Thursday, February 5, 2009
Week One - Clint
It’s lonesome and terrifying being stuck in space, I would assume so at least. This is exactly the feeling during the synth interlude in the closer, “Won’t Get Fooled Again” of the Who’s album Who’s Next. For the first six minutes of the song, Townshend, Entwistle, Daltrey, and Moon offer confidence in a time of obscurity. Daltrey vows through Townshend’s words to never “get fooled again.” With these hopeful and defiant lyrics (which I think are very relevant to the reactions of voters in the past election) the listener is taken to a place of well being, that is until 6:33. The rock stops, and all that remains is a melancholy synth dance. Like mocking stars floating by as one passes through space alone, the synth bleeps become daunting and increasingly suffocating. Being expelled from the glorious comfort of Moon’s drumming and Townshend’s guitar into the emptiness of the synth stars, a feeling of nervousness isolation surrounds in the blackness of space. The stars glimmer menacingly as the mind concedes that the end is here, and it is filled with void.
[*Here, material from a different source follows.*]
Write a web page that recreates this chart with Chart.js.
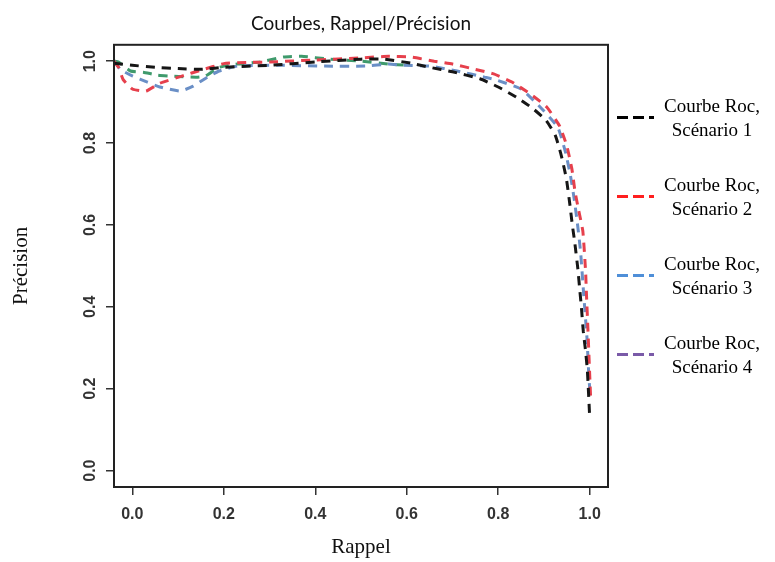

Paying heed to the remoteness of the synth no longer, Moon rises and begins to fire with no warning shot, but instead with depth charge drum hits (the best fourteen seconds of music ever recorded). Usurped, the synth retaliates within these fourteen seconds with higher pitches, shorter notes and a fierce, squealing tone. The apocalyptic earthly battle has begun. The battle lasts only a few seconds between good and evil. Drums annihilate, the synth rips, but all ceases when the shattering voice of God (Roger Daltrey) explodes and offers the last judgment.